TASK TO CARRY OUT:
Repeat all the material exactly; pictures stay out of your copy.
** start **
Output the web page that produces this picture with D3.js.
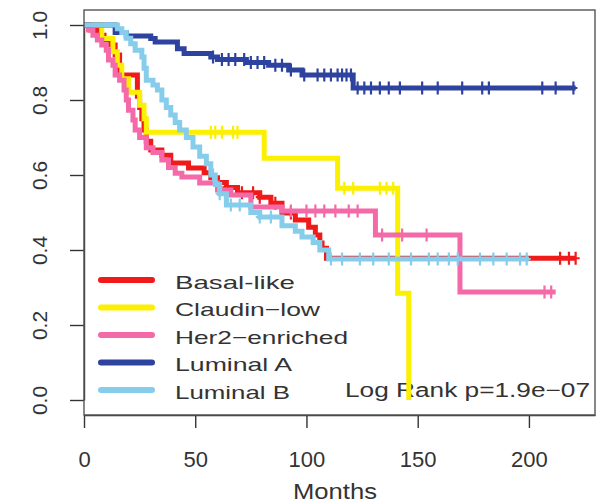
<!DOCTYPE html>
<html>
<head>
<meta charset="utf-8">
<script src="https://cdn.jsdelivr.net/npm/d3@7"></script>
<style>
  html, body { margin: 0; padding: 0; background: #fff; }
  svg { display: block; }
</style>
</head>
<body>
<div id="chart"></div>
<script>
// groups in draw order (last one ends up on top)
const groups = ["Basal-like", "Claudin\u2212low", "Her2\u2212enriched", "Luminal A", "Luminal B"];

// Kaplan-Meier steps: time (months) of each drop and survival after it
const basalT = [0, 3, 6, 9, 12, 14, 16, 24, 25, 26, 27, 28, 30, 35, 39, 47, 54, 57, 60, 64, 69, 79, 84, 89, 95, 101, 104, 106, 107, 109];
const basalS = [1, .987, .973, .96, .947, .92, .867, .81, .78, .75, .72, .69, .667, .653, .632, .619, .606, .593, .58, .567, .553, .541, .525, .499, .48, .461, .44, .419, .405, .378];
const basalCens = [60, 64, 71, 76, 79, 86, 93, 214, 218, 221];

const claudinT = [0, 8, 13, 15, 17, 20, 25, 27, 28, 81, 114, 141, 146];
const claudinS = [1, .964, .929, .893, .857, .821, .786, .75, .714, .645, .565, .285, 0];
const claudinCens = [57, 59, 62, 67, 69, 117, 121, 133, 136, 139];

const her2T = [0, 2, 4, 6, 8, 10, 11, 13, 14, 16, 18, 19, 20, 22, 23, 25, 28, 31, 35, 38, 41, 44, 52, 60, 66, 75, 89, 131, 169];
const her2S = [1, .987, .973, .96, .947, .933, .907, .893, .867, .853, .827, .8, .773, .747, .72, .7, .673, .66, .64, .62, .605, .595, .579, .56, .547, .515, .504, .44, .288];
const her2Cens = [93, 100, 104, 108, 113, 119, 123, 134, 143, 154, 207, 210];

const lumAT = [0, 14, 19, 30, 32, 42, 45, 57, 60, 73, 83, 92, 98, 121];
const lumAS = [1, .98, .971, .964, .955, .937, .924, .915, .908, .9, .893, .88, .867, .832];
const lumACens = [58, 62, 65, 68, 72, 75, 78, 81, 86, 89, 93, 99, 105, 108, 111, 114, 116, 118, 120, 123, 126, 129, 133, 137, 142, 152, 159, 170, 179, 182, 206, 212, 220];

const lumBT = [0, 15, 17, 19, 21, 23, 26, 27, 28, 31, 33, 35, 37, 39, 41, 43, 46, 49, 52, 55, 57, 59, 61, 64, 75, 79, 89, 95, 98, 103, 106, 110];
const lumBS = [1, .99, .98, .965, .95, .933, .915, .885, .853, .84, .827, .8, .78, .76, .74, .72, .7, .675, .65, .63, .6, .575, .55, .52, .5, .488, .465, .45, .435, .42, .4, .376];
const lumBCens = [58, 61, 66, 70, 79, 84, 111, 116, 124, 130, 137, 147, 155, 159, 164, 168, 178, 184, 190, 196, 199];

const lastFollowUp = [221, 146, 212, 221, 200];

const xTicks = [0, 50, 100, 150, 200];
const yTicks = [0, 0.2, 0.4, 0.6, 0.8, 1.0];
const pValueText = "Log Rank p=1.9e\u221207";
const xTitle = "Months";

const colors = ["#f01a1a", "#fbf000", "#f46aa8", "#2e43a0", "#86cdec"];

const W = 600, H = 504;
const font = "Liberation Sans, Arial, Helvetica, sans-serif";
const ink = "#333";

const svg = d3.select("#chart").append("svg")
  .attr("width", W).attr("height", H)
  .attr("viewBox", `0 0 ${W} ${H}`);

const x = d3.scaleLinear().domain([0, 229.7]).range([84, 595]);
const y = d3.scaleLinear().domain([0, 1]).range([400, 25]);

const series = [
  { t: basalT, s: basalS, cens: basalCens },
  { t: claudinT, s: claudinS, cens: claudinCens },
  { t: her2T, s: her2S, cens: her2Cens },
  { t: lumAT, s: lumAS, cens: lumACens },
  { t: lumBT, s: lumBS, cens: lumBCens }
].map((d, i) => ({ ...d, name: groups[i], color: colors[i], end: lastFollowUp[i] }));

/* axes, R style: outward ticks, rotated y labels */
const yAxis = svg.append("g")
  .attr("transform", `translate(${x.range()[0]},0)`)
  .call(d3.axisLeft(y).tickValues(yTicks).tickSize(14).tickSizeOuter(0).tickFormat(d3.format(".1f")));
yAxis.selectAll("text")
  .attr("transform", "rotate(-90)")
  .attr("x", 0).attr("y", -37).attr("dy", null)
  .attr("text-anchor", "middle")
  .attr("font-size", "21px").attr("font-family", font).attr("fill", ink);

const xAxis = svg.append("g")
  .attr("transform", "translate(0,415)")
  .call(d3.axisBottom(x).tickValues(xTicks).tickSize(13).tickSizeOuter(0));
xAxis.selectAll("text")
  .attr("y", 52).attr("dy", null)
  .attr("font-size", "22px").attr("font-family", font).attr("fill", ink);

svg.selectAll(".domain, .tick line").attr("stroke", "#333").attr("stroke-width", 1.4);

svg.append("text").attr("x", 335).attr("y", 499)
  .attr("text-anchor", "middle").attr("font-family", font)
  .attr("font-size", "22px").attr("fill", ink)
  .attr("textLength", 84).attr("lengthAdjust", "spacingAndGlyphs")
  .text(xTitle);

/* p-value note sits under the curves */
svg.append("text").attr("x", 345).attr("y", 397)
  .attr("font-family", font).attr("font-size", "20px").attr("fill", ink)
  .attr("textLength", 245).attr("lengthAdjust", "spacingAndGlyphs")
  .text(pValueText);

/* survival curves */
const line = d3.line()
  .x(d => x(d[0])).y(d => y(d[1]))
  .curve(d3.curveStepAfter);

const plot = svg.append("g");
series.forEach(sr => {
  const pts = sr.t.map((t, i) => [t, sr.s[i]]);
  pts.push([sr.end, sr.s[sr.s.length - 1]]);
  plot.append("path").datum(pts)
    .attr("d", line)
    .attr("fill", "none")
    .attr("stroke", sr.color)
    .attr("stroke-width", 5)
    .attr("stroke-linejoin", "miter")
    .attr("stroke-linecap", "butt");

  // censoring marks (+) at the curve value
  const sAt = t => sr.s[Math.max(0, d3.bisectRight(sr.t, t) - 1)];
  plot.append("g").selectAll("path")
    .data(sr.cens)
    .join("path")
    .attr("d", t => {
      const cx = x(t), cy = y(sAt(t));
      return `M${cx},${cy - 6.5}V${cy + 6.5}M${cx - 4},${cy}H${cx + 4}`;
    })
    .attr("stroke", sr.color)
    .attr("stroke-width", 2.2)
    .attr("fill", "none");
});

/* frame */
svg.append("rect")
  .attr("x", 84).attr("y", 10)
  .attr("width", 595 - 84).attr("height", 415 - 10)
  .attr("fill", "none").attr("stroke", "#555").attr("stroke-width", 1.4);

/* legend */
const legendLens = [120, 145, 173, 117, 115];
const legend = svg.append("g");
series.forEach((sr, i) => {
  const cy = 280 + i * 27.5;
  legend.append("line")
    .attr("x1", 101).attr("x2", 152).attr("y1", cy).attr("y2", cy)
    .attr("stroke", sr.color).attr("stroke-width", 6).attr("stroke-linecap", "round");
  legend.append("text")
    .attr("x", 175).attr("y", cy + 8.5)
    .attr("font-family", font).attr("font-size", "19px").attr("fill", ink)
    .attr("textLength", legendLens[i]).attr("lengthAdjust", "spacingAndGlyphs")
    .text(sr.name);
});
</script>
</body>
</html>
** end **
ANSWER BELOW:
Output the web page that produces this picture with D3.js.
<!DOCTYPE html>
<html>
<head>
<meta charset="utf-8">
<script src="https://cdn.jsdelivr.net/npm/d3@7"></script>
<style>
  html, body { margin: 0; padding: 0; background: #fff; }
  svg { display: block; }
</style>
</head>
<body>
<div id="chart"></div>
<script>
// groups in draw order (last one ends up on top)
const groups = ["Basal-like", "Claudin\u2212low", "Her2\u2212enriched", "Luminal A", "Luminal B"];

// Kaplan-Meier steps: time (months) of each drop and survival after it
const basalT = [0, 3, 6, 9, 12, 14, 16, 24, 25, 26, 27, 28, 30, 35, 39, 47, 54, 57, 60, 64, 69, 79, 84, 89, 95, 101, 104, 106, 107, 109];
const basalS = [1, .987, .973, .96, .947, .92, .867, .81, .78, .75, .72, .69, .667, .653, .632, .619, .606, .593, .58, .567, .553, .541, .525, .499, .48, .461, .44, .419, .405, .378];
const basalCens = [60, 64, 71, 76, 79, 86, 93, 214, 218, 221];

const claudinT = [0, 8, 13, 15, 17, 20, 25, 27, 28, 81, 114, 141, 146];
const claudinS = [1, .964, .929, .893, .857, .821, .786, .75, .714, .645, .565, .285, 0];
const claudinCens = [57, 59, 62, 67, 69, 117, 121, 133, 136, 139];

const her2T = [0, 2, 4, 6, 8, 10, 11, 13, 14, 16, 18, 19, 20, 22, 23, 25, 28, 31, 35, 38, 41, 44, 52, 60, 66, 75, 89, 131, 169];
const her2S = [1, .987, .973, .96, .947, .933, .907, .893, .867, .853, .827, .8, .773, .747, .72, .7, .673, .66, .64, .62, .605, .595, .579, .56, .547, .515, .504, .44, .288];
const her2Cens = [93, 100, 104, 108, 113, 119, 123, 134, 143, 154, 207, 210];

const lumAT = [0, 14, 19, 30, 32, 42, 45, 57, 60, 73, 83, 92, 98, 121];
const lumAS = [1, .98, .971, .964, .955, .937, .924, .915, .908, .9, .893, .88, .867, .832];
const lumACens = [58, 62, 65, 68, 72, 75, 78, 81, 86, 89, 93, 99, 105, 108, 111, 114, 116, 118, 120, 123, 126, 129, 133, 137, 142, 152, 159, 170, 179, 182, 206, 212, 220];

const lumBT = [0, 15, 17, 19, 21, 23, 26, 27, 28, 31, 33, 35, 37, 39, 41, 43, 46, 49, 52, 55, 57, 59, 61, 64, 75, 79, 89, 95, 98, 103, 106, 110];
const lumBS = [1, .99, .98, .965, .95, .933, .915, .885, .853, .84, .827, .8, .78, .76, .74, .72, .7, .675, .65, .63, .6, .575, .55, .52, .5, .488, .465, .45, .435, .42, .4, .376];
const lumBCens = [58, 61, 66, 70, 79, 84, 111, 116, 124, 130, 137, 147, 155, 159, 164, 168, 178, 184, 190, 196, 199];

const lastFollowUp = [221, 146, 212, 221, 200];

const xTicks = [0, 50, 100, 150, 200];
const yTicks = [0, 0.2, 0.4, 0.6, 0.8, 1.0];
const pValueText = "Log Rank p=1.9e\u221207";
const xTitle = "Months";

const colors = ["#f01a1a", "#fbf000", "#f46aa8", "#2e43a0", "#86cdec"];

const W = 600, H = 504;
const font = "Liberation Sans, Arial, Helvetica, sans-serif";
const ink = "#333";

const svg = d3.select("#chart").append("svg")
  .attr("width", W).attr("height", H)
  .attr("viewBox", `0 0 ${W} ${H}`);

const x = d3.scaleLinear().domain([0, 229.7]).range([84, 595]);
const y = d3.scaleLinear().domain([0, 1]).range([400, 25]);

const series = [
  { t: basalT, s: basalS, cens: basalCens },
  { t: claudinT, s: claudinS, cens: claudinCens },
  { t: her2T, s: her2S, cens: her2Cens },
  { t: lumAT, s: lumAS, cens: lumACens },
  { t: lumBT, s: lumBS, cens: lumBCens }
].map((d, i) => ({ ...d, name: groups[i], color: colors[i], end: lastFollowUp[i] }));

/* axes, R style: outward ticks, rotated y labels */
const yAxis = svg.append("g")
  .attr("transform", `translate(${x.range()[0]},0)`)
  .call(d3.axisLeft(y).tickValues(yTicks).tickSize(14).tickSizeOuter(0).tickFormat(d3.format(".1f")));
yAxis.selectAll("text")
  .attr("transform", "rotate(-90)")
  .attr("x", 0).attr("y", -37).attr("dy", null)
  .attr("text-anchor", "middle")
  .attr("font-size", "21px").attr("font-family", font).attr("fill", ink);

const xAxis = svg.append("g")
  .attr("transform", "translate(0,415)")
  .call(d3.axisBottom(x).tickValues(xTicks).tickSize(13).tickSizeOuter(0));
xAxis.selectAll("text")
  .attr("y", 52).attr("dy", null)
  .attr("font-size", "22px").attr("font-family", font).attr("fill", ink);

svg.selectAll(".domain, .tick line").attr("stroke", "#333").attr("stroke-width", 1.4);

svg.append("text").attr("x", 335).attr("y", 499)
  .attr("text-anchor", "middle").attr("font-family", font)
  .attr("font-size", "22px").attr("fill", ink)
  .attr("textLength", 84).attr("lengthAdjust", "spacingAndGlyphs")
  .text(xTitle);

/* p-value note sits under the curves */
svg.append("text").attr("x", 345).attr("y", 397)
  .attr("font-family", font).attr("font-size", "20px").attr("fill", ink)
  .attr("textLength", 245).attr("lengthAdjust", "spacingAndGlyphs")
  .text(pValueText);

/* survival curves */
const line = d3.line()
  .x(d => x(d[0])).y(d => y(d[1]))
  .curve(d3.curveStepAfter);

const plot = svg.append("g");
series.forEach(sr => {
  const pts = sr.t.map((t, i) => [t, sr.s[i]]);
  pts.push([sr.end, sr.s[sr.s.length - 1]]);
  plot.append("path").datum(pts)
    .attr("d", line)
    .attr("fill", "none")
    .attr("stroke", sr.color)
    .attr("stroke-width", 5)
    .attr("stroke-linejoin", "miter")
    .attr("stroke-linecap", "butt");

  // censoring marks (+) at the curve value
  const sAt = t => sr.s[Math.max(0, d3.bisectRight(sr.t, t) - 1)];
  plot.append("g").selectAll("path")
    .data(sr.cens)
    .join("path")
    .attr("d", t => {
      const cx = x(t), cy = y(sAt(t));
      return `M${cx},${cy - 6.5}V${cy + 6.5}M${cx - 4},${cy}H${cx + 4}`;
    })
    .attr("stroke", sr.color)
    .attr("stroke-width", 2.2)
    .attr("fill", "none");
});

/* frame */
svg.append("rect")
  .attr("x", 84).attr("y", 10)
  .attr("width", 595 - 84).attr("height", 415 - 10)
  .attr("fill", "none").attr("stroke", "#555").attr("stroke-width", 1.4);

/* legend */
const legendLens = [120, 145, 173, 117, 115];
const legend = svg.append("g");
series.forEach((sr, i) => {
  const cy = 280 + i * 27.5;
  legend.append("line")
    .attr("x1", 101).attr("x2", 152).attr("y1", cy).attr("y2", cy)
    .attr("stroke", sr.color).attr("stroke-width", 6).attr("stroke-linecap", "round");
  legend.append("text")
    .attr("x", 175).attr("y", cy + 8.5)
    .attr("font-family", font).attr("font-size", "19px").attr("fill", ink)
    .attr("textLength", legendLens[i]).attr("lengthAdjust", "spacingAndGlyphs")
    .text(sr.name);
});
</script>
</body>
</html>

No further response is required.